* Exercise
Search the material for the word "matplotlib" and copy each line that holds it.

==== Recorded information

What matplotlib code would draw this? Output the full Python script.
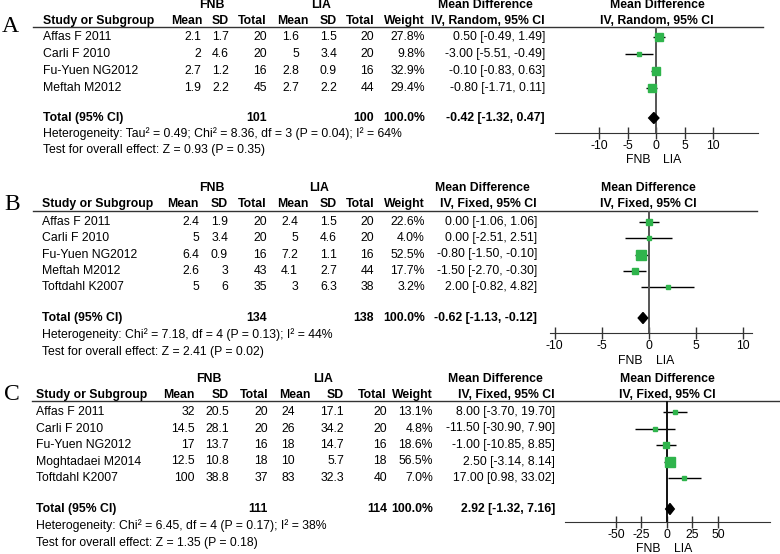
import numpy as np
import matplotlib
matplotlib.use("Agg")
import matplotlib.pyplot as plt

plt.rcParams['font.family'] = ['Liberation Sans', 'DejaVu Sans']

# ---------------- data ----------------
# Panel A
studiesA = ['Affas F 2011', 'Carli F 2010', 'Fu-Yuen NG2012', 'Meftah M2012']
fnbMeanA = [2.1, 2, 2.7, 1.9]
fnbSdA = [1.7, 4.6, 1.2, 2.2]
fnbNA = [20, 20, 16, 45]
liaMeanA = [1.6, 5, 2.8, 2.7]
liaSdA = [1.5, 3.4, 0.9, 2.2]
liaNA = [20, 20, 16, 44]
weightA = [27.8, 9.8, 32.9, 29.4]
mdA = [0.50, -3.00, -0.10, -0.80]
loA = [-0.49, -5.51, -0.83, -1.71]
hiA = [1.49, -0.49, 0.63, 0.11]
totalA = [101, 100]
pooledA = [-0.42, -1.32, 0.47]
hetA = 'Heterogeneity: Tau\u00b2 = 0.49; Chi\u00b2 = 8.36, df = 3 (P = 0.04); I\u00b2 = 64%'
testA = 'Test for overall effect: Z = 0.93 (P = 0.35)'
ticksA = [-10, -5, 0, 5, 10]

# Panel B
studiesB = ['Affas F 2011', 'Carli F 2010', 'Fu-Yuen NG2012', 'Meftah M2012', 'Toftdahl K2007']
fnbMeanB = [2.4, 5, 6.4, 2.6, 5]
fnbSdB = [1.9, 3.4, 0.9, 3, 6]
fnbNB = [20, 20, 16, 43, 35]
liaMeanB = [2.4, 5, 7.2, 4.1, 3]
liaSdB = [1.5, 4.6, 1.1, 2.7, 6.3]
liaNB = [20, 20, 16, 44, 38]
weightB = [22.6, 4.0, 52.5, 17.7, 3.2]
mdB = [0.00, 0.00, -0.80, -1.50, 2.00]
loB = [-1.06, -2.51, -1.50, -2.70, -0.82]
hiB = [1.06, 2.51, -0.10, -0.30, 4.82]
totalB = [134, 138]
pooledB = [-0.62, -1.13, -0.12]
hetB = 'Heterogeneity: Chi\u00b2 = 7.18, df = 4 (P = 0.13); I\u00b2 = 44%'
testB = 'Test for overall effect: Z = 2.41 (P = 0.02)'
ticksB = [-10, -5, 0, 5, 10]

# Panel C
studiesC = ['Affas F 2011', 'Carli F 2010', 'Fu-Yuen NG2012', 'Moghtadaei M2014', 'Toftdahl K2007']
fnbMeanC = [32, 14.5, 17, 12.5, 100]
fnbSdC = [20.5, 28.1, 13.7, 10.8, 38.8]
fnbNC = [20, 20, 16, 18, 37]
liaMeanC = [24, 26, 18, 10, 83]
liaSdC = [17.1, 34.2, 14.7, 5.7, 32.3]
liaNC = [20, 20, 16, 18, 40]
weightC = [13.1, 4.8, 18.6, 56.5, 7.0]
mdC = [8.00, -11.50, -1.00, 2.50, 17.00]
loC = [-3.70, -30.90, -10.85, -3.14, 0.98]
hiC = [19.70, 7.90, 8.85, 8.14, 33.02]
totalC = [111, 114]
pooledC = [2.92, -1.32, 7.16]
hetC = 'Heterogeneity: Chi\u00b2 = 6.45, df = 4 (P = 0.17); I\u00b2 = 38%'
testC = 'Test for overall effect: Z = 1.35 (P = 0.18)'
ticksC = [-50, -25, 0, 25, 50]

# ---------------- figure ----------------
W, H = 780, 554
fig = plt.figure(figsize=(7.8, 5.54), dpi=100)
bg = fig.add_axes([0, 0, 1, 1])
bg.set_xlim(0, W)
bg.set_ylim(H, 0)
bg.axis('off')

FS = 8.8
green = '#2fb44c'


def fmt(v):
    return '%g' % v


def panel(letter, method, studies, fm, fs, fn, lm, ls, ln, wt, md, lo, hi,
          tot, pooled, het, test, ticks, L):
    # L: layout in pixels
    y0, dy = L['row0'], L['step']
    ys = [y0 + i * dy for i in range(len(studies))]
    yt = L['total']
    c = L['cols']

    bg.text(L['letter'][0], L['letter'][1], letter, family='Liberation Serif',
            fontsize=17, ha='left', va='center')
    bg.text(c['fnb'], L['grp'], 'FNB', fontsize=FS, weight='bold', ha='center', va='center')
    bg.text(c['lia'], L['grp'], 'LIA', fontsize=FS, weight='bold', ha='center', va='center')
    bg.text(c['md_c'], L['grp'], 'Mean Difference', fontsize=FS, weight='bold', ha='center', va='center')
    bg.text(c['pl_c'], L['grp'], 'Mean Difference', fontsize=FS, weight='bold', ha='center', va='center')

    yh = L['head']
    bg.text(c['study'], yh, 'Study or Subgroup', fontsize=FS, weight='bold', va='center')
    hdr = [('Mean', c['fm_h']), ('SD', c['fs']), ('Total', c['fn']),
           ('Mean', c['lm_h']), ('SD', c['ls']), ('Total', c['ln']),
           ('Weight', c['wt'])]
    for t, x in hdr:
        bg.text(x, yh, t, fontsize=FS, weight='bold', ha='right', va='center')
    bg.text(c['ci'], yh, 'IV, %s, 95%% CI' % method, fontsize=FS, weight='bold', ha='right', va='center')
    bg.text(c['pl_c'], yh, 'IV, %s, 95%% CI' % method, fontsize=FS, weight='bold', ha='center', va='center')
    bg.plot([L['line'][0], L['line'][1]], [L['hline'], L['hline']], color='#333333', lw=1)

    for i, y in enumerate(ys):
        bg.text(c['study'], y, studies[i], fontsize=FS, va='center')
        vals = [(fmt(fm[i]), c['fm']), (fmt(fs[i]), c['fs']), (str(fn[i]), c['fn']),
                (fmt(lm[i]), c['lm']), (fmt(ls[i]), c['ls']), (str(ln[i]), c['ln']),
                ('%.1f%%' % wt[i], c['wt'])]
        for t, x in vals:
            bg.text(x, y, t, fontsize=FS, ha='right', va='center')
        bg.text(c['ci'], y, '%.2f [%.2f, %.2f]' % (md[i], lo[i], hi[i]),
                fontsize=FS, ha='right', va='center')

    bg.text(c['study'], yt, 'Total (95% CI)', fontsize=FS, weight='bold', va='center')
    bg.text(c['fn'], yt, str(tot[0]), fontsize=FS, weight='bold', ha='right', va='center')
    bg.text(c['ln'], yt, str(tot[1]), fontsize=FS, weight='bold', ha='right', va='center')
    bg.text(c['wt'], yt, '100.0%', fontsize=FS, weight='bold', ha='right', va='center')
    bg.text(c['ci'], yt, '%.2f [%.2f, %.2f]' % tuple(pooled), fontsize=FS,
            weight='bold', ha='right', va='center')
    bg.text(c['study'], L['het'], het, fontsize=FS, va='center')
    bg.text(c['study'], L['test'], test, fontsize=FS, va='center')

    # forest plot
    px0, px1 = L['axis']
    ya = L['axis_y']
    ax = fig.add_axes([px0 / W, 1 - ya / H, (px1 - px0) / W, (ya - L['hline']) / H])
    ax.set_xlim(L['xlim'])
    ax.set_ylim(ya, L['hline'])
    ax.patch.set_alpha(0)
    for s in ['left', 'right', 'top']:
        ax.spines[s].set_visible(False)
    ax.spines['bottom'].set_color('#333333')
    ax.set_yticks([])
    ax.set_xticks(ticks)
    ax.set_xticklabels([str(t) for t in ticks])
    ax.tick_params(axis='x', direction='inout', length=8, width=1, pad=1,
                   labelsize=FS, color='#333333')
    ax.hlines(ys, lo, hi, color='black', lw=1)
    ax.axvline(0, color=L['zero'], lw=1.4)
    for i, y in enumerate(ys):
        ax.plot(md[i], y, 's', ms=max(np.sqrt(wt[i]) * 0.98, 2.3), color=green, mec=green)
    m, a, b = pooled
    ax.fill([a, m, b, m], [yt, yt - 5.5, yt, yt + 5.5], color='black', zorder=5)
    ax.annotate('FNB', xy=(0, L['fl']), xytext=(-6, 0), textcoords='offset pixels',
                ha='right', va='center', fontsize=FS, annotation_clip=False)
    ax.annotate('LIA', xy=(0, L['fl']), xytext=(7, 0), textcoords='offset pixels',
                ha='left', va='center', fontsize=FS, annotation_clip=False)


colsA = dict(fnb=212, lia=321, md_c=485, pl_c=657, study=43, fm_h=202, fm=201, fs=229,
             fn=267, lm_h=308, lm=299, ls=337, ln=374, wt=425, ci=545)
colsB = dict(fnb=212, lia=319, md_c=482, pl_c=648, study=42, fm_h=199, fm=199, fs=228,
             fn=267, lm_h=308, lm=298, ls=337, ln=374, wt=425, ci=537)
colsC = dict(fnb=209, lia=323, md_c=495, pl_c=667, study=36, fm_h=195, fm=195, fs=229,
             fn=268, lm_h=310, lm=295, ls=344, ln=387, wt=433, ci=555)

LA = dict(letter=(2, 26), grp=5, head=21, hline=27, line=(33, 763), row0=37, step=17,
          total=118, het=134, test=150, axis=(555, 758), axis_y=133, xlim=(-17.7, 17.8),
          zero='#555555', fl=160, cols=colsA)
LB = dict(letter=(4, 205), grp=188, head=204, hline=211, line=(33, 757), row0=222, step=16.25,
          total=318, het=335, test=352, axis=(550, 752), axis_y=333, xlim=(-10.5, 10.96),
          zero='#555555', fl=361, cols=colsB)
LC = dict(letter=(4, 395), grp=379, head=395, hline=401, line=(32, 780), row0=412, step=16.5,
          total=509, het=526, test=543, axis=(565, 770), axis_y=522, xlim=(-100, 101),
          zero='#111111', fl=549, cols=colsC)

panel('A', 'Random', studiesA, fnbMeanA, fnbSdA, fnbNA, liaMeanA, liaSdA, liaNA, weightA,
      mdA, loA, hiA, totalA, pooledA, hetA, testA, ticksA, LA)
panel('B', 'Fixed', studiesB, fnbMeanB, fnbSdB, fnbNB, liaMeanB, liaSdB, liaNB, weightB,
      mdB, loB, hiB, totalB, pooledB, hetB, testB, ticksB, LB)
panel('C', 'Fixed', studiesC, fnbMeanC, fnbSdC, fnbNC, liaMeanC, liaSdC, liaNC, weightC,
      mdC, loC, hiC, totalC, pooledC, hetC, testC, ticksC, LC)

fig.savefig('out.png', dpi=100)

========

* Answer for this exercise
What matplotlib code would draw this? Output the full Python script.
import matplotlib
matplotlib.use("Agg")
import matplotlib.pyplot as plt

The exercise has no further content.